### Problem description
Output each entry exactly; skip nothing.

### Dataset
'''

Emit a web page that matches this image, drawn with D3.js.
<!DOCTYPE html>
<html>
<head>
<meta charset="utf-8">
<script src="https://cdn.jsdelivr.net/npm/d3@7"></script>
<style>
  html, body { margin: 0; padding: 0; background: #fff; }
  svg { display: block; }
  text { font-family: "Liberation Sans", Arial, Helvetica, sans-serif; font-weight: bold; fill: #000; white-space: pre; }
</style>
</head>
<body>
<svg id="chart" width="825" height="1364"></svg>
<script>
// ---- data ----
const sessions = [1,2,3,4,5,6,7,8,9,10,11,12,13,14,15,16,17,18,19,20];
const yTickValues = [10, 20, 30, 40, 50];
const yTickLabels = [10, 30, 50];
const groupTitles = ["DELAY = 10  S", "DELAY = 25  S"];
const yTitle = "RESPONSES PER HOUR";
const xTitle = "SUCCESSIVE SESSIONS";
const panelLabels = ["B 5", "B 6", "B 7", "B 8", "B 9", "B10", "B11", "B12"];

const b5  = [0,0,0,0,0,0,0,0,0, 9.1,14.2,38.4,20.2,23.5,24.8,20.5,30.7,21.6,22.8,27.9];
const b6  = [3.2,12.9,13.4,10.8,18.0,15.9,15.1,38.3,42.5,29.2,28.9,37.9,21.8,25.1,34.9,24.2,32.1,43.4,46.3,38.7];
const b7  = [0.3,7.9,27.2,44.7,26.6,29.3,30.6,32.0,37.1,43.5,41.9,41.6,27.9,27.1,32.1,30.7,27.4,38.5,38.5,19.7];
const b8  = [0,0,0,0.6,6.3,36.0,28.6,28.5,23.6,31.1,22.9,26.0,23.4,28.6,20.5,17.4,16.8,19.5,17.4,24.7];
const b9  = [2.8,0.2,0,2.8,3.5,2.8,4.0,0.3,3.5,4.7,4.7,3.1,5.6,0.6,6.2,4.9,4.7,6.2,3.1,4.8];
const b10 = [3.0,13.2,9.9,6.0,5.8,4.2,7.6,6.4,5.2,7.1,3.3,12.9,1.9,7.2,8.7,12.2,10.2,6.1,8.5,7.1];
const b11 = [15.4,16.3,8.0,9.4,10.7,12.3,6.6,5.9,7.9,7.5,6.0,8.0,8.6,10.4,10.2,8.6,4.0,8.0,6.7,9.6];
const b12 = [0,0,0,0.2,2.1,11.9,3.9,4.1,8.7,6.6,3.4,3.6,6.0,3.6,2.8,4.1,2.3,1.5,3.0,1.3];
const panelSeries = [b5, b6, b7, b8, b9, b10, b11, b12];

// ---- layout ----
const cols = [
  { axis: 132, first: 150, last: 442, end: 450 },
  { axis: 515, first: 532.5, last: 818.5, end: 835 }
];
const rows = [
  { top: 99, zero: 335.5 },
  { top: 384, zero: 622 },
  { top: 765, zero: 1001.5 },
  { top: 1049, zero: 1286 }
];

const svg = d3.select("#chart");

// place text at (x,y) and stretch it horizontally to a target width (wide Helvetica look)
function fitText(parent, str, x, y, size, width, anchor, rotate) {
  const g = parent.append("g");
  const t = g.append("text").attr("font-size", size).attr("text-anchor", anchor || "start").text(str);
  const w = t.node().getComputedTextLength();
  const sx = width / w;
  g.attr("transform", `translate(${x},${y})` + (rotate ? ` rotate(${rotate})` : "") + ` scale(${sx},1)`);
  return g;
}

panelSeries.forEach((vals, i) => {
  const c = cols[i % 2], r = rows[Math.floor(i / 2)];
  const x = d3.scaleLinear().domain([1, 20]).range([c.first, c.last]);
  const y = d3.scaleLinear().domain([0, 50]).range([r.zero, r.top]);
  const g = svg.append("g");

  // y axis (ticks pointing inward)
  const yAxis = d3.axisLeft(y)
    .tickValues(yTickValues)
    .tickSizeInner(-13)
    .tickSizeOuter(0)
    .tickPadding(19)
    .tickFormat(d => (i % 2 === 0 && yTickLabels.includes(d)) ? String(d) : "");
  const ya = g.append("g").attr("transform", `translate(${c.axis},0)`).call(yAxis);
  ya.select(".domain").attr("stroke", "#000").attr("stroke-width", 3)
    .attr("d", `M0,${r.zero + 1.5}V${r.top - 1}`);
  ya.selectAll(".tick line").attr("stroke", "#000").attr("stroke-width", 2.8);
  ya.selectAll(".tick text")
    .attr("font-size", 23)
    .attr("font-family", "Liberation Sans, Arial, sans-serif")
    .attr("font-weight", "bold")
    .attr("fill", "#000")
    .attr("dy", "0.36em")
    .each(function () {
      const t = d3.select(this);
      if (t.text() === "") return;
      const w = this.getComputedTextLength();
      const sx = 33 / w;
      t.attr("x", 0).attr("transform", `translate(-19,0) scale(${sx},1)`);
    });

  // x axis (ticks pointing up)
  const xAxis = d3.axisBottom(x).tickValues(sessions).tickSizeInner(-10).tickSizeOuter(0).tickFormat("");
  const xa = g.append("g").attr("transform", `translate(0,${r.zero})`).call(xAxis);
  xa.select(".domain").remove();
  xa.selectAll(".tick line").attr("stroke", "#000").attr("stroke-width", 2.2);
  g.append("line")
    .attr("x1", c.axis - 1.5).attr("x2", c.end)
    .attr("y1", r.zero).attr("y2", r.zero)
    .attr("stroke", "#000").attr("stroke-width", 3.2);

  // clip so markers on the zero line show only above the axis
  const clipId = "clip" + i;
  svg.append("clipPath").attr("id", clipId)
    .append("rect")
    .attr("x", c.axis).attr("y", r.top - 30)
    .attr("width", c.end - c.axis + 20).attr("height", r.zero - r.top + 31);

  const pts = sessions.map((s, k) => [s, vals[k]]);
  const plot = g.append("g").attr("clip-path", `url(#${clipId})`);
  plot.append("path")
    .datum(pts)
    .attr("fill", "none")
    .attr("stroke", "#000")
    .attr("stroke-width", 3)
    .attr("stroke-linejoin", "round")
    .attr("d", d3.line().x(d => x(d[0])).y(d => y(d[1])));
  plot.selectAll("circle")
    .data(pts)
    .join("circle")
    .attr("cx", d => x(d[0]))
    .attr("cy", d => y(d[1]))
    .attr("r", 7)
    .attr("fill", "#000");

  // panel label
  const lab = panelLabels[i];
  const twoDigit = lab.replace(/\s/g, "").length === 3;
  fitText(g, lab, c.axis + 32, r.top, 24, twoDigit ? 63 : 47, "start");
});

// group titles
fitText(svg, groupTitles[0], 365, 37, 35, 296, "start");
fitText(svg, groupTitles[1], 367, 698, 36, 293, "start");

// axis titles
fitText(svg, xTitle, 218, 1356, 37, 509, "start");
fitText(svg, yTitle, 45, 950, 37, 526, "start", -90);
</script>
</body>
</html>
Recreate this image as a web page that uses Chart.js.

'''

### Problem solution
Emit a web page that matches this image, drawn with D3.js.
<!DOCTYPE html>
<html>
<head>
<meta charset="utf-8">
<script src="https://cdn.jsdelivr.net/npm/d3@7"></script>
<style>
  html, body { margin: 0; padding: 0; background: #fff; }
  svg { display: block; }
  text { font-family: "Liberation Sans", Arial, Helvetica, sans-serif; font-weight: bold; fill: #000; white-space: pre; }
</style>
</head>
<body>
<svg id="chart" width="825" height="1364"></svg>
<script>
// ---- data ----
const sessions = [1,2,3,4,5,6,7,8,9,10,11,12,13,14,15,16,17,18,19,20];
const yTickValues = [10, 20, 30, 40, 50];
const yTickLabels = [10, 30, 50];
const groupTitles = ["DELAY = 10  S", "DELAY = 25  S"];
const yTitle = "RESPONSES PER HOUR";
const xTitle = "SUCCESSIVE SESSIONS";
const panelLabels = ["B 5", "B 6", "B 7", "B 8", "B 9", "B10", "B11", "B12"];

const b5  = [0,0,0,0,0,0,0,0,0, 9.1,14.2,38.4,20.2,23.5,24.8,20.5,30.7,21.6,22.8,27.9];
const b6  = [3.2,12.9,13.4,10.8,18.0,15.9,15.1,38.3,42.5,29.2,28.9,37.9,21.8,25.1,34.9,24.2,32.1,43.4,46.3,38.7];
const b7  = [0.3,7.9,27.2,44.7,26.6,29.3,30.6,32.0,37.1,43.5,41.9,41.6,27.9,27.1,32.1,30.7,27.4,38.5,38.5,19.7];
const b8  = [0,0,0,0.6,6.3,36.0,28.6,28.5,23.6,31.1,22.9,26.0,23.4,28.6,20.5,17.4,16.8,19.5,17.4,24.7];
const b9  = [2.8,0.2,0,2.8,3.5,2.8,4.0,0.3,3.5,4.7,4.7,3.1,5.6,0.6,6.2,4.9,4.7,6.2,3.1,4.8];
const b10 = [3.0,13.2,9.9,6.0,5.8,4.2,7.6,6.4,5.2,7.1,3.3,12.9,1.9,7.2,8.7,12.2,10.2,6.1,8.5,7.1];
const b11 = [15.4,16.3,8.0,9.4,10.7,12.3,6.6,5.9,7.9,7.5,6.0,8.0,8.6,10.4,10.2,8.6,4.0,8.0,6.7,9.6];
const b12 = [0,0,0,0.2,2.1,11.9,3.9,4.1,8.7,6.6,3.4,3.6,6.0,3.6,2.8,4.1,2.3,1.5,3.0,1.3];
const panelSeries = [b5, b6, b7, b8, b9, b10, b11, b12];

// ---- layout ----
const cols = [
  { axis: 132, first: 150, last: 442, end: 450 },
  { axis: 515, first: 532.5, last: 818.5, end: 835 }
];
const rows = [
  { top: 99, zero: 335.5 },
  { top: 384, zero: 622 },
  { top: 765, zero: 1001.5 },
  { top: 1049, zero: 1286 }
];

const svg = d3.select("#chart");

// place text at (x,y) and stretch it horizontally to a target width (wide Helvetica look)
function fitText(parent, str, x, y, size, width, anchor, rotate) {
  const g = parent.append("g");
  const t = g.append("text").attr("font-size", size).attr("text-anchor", anchor || "start").text(str);
  const w = t.node().getComputedTextLength();
  const sx = width / w;
  g.attr("transform", `translate(${x},${y})` + (rotate ? ` rotate(${rotate})` : "") + ` scale(${sx},1)`);
  return g;
}

panelSeries.forEach((vals, i) => {
  const c = cols[i % 2], r = rows[Math.floor(i / 2)];
  const x = d3.scaleLinear().domain([1, 20]).range([c.first, c.last]);
  const y = d3.scaleLinear().domain([0, 50]).range([r.zero, r.top]);
  const g = svg.append("g");

  // y axis (ticks pointing inward)
  const yAxis = d3.axisLeft(y)
    .tickValues(yTickValues)
    .tickSizeInner(-13)
    .tickSizeOuter(0)
    .tickPadding(19)
    .tickFormat(d => (i % 2 === 0 && yTickLabels.includes(d)) ? String(d) : "");
  const ya = g.append("g").attr("transform", `translate(${c.axis},0)`).call(yAxis);
  ya.select(".domain").attr("stroke", "#000").attr("stroke-width", 3)
    .attr("d", `M0,${r.zero + 1.5}V${r.top - 1}`);
  ya.selectAll(".tick line").attr("stroke", "#000").attr("stroke-width", 2.8);
  ya.selectAll(".tick text")
    .attr("font-size", 23)
    .attr("font-family", "Liberation Sans, Arial, sans-serif")
    .attr("font-weight", "bold")
    .attr("fill", "#000")
    .attr("dy", "0.36em")
    .each(function () {
      const t = d3.select(this);
      if (t.text() === "") return;
      const w = this.getComputedTextLength();
      const sx = 33 / w;
      t.attr("x", 0).attr("transform", `translate(-19,0) scale(${sx},1)`);
    });

  // x axis (ticks pointing up)
  const xAxis = d3.axisBottom(x).tickValues(sessions).tickSizeInner(-10).tickSizeOuter(0).tickFormat("");
  const xa = g.append("g").attr("transform", `translate(0,${r.zero})`).call(xAxis);
  xa.select(".domain").remove();
  xa.selectAll(".tick line").attr("stroke", "#000").attr("stroke-width", 2.2);
  g.append("line")
    .attr("x1", c.axis - 1.5).attr("x2", c.end)
    .attr("y1", r.zero).attr("y2", r.zero)
    .attr("stroke", "#000").attr("stroke-width", 3.2);

  // clip so markers on the zero line show only above the axis
  const clipId = "clip" + i;
  svg.append("clipPath").attr("id", clipId)
    .append("rect")
    .attr("x", c.axis).attr("y", r.top - 30)
    .attr("width", c.end - c.axis + 20).attr("height", r.zero - r.top + 31);

  const pts = sessions.map((s, k) => [s, vals[k]]);
  const plot = g.append("g").attr("clip-path", `url(#${clipId})`);
  plot.append("path")
    .datum(pts)
    .attr("fill", "none")
    .attr("stroke", "#000")
    .attr("stroke-width", 3)
    .attr("stroke-linejoin", "round")
    .attr("d", d3.line().x(d => x(d[0])).y(d => y(d[1])));
  plot.selectAll("circle")
    .data(pts)
    .join("circle")
    .attr("cx", d => x(d[0]))
    .attr("cy", d => y(d[1]))
    .attr("r", 7)
    .attr("fill", "#000");

  // panel label
  const lab = panelLabels[i];
  const twoDigit = lab.replace(/\s/g, "").length === 3;
  fitText(g, lab, c.axis + 32, r.top, 24, twoDigit ? 63 : 47, "start");
});

// group titles
fitText(svg, groupTitles[0], 365, 37, 35, 296, "start");
fitText(svg, groupTitles[1], 367, 698, 36, 293, "start");

// axis titles
fitText(svg, xTitle, 218, 1356, 37, 509, "start");
fitText(svg, yTitle, 45, 950, 37, 526, "start", -90);
</script>
</body>
</html>
Recreate this image as a web page that uses Chart.js.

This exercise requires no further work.